A Bullshit-y, Obscure Post: Literature as Violence

Posted by @ 6:21 pm on February 16th, 2010

From Walter Benjamin’s essay “Critique of Violence”:

If the rule of myth is broken occasionally in the present age, the coming age is not so unimaginably remote that an attack on law is altogether futile. But if the existence of violence outside the law, as pure immediate violence, is assured, this furnishes proof that revolutionary violence, the highest manifestation of unalloyed violence by man, is possible, and shows by what means. Less possible and also less urgent for human kind, however, is to decide when unalloyed violence has been realized in particular cases. For only mythic violence, not divine, will be recognizable as such with certainty, unless it be in incomparable effects, because the expiatory power of violence is invisible to men. … Divine violence, which is the sign and seal but never the means of sacred dispatch, may be called “sovereign” violence.

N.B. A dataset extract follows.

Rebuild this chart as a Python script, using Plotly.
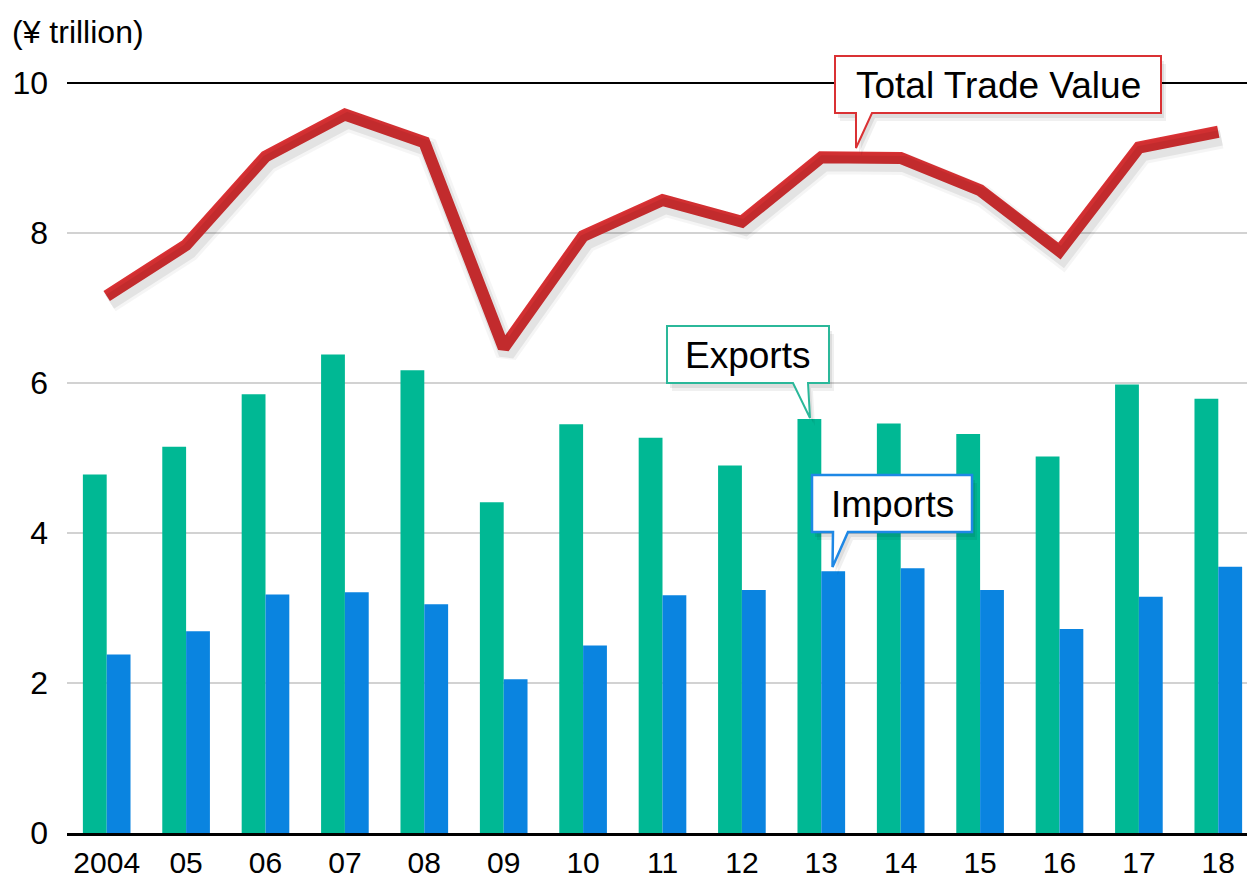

Benjamin distinguishes between two species of violence: mythic violence, which founds and preserves law for the sake of law, and divine violence, which washes away law, expiates, and which emerges from outside of law, without bloodshed–divine violence is wholly other to the law. “God is the name of this pure violence,” Derrida writes in “Force of Law,” “and just in essence: there is no other, there is none prior to it and before that it has to justify itself. Authority, justice, power, and violence are all one in him.” According to Derrida, mythic violence is the undecidable–law itself–which is instantly readable, whereas divine is the decision which is always yet to be read, the unreadable decision. The anarchy to-come.

Of course the issue, as always, is much more complex, but I would like to ask: is the task of literature to embody this divine violence? To abolish law in secret–and because it cannot be read as such, because it resists being targeted as what has dissolved the law, is it always an abolition to-come, a task for the future, a task which names, or renames, but escapes all naming? Only after, for instance, Ulysses has founded a new law is it really revealed as a destroyer of law, as a force of revolution–only after its revolution is it revolutionary. It was the seal of immediate violence but neither the means nor a means.

As we know, language and literature / = / representation. They name, and re-name.

Is the task of literature an infinite task to erase its own law?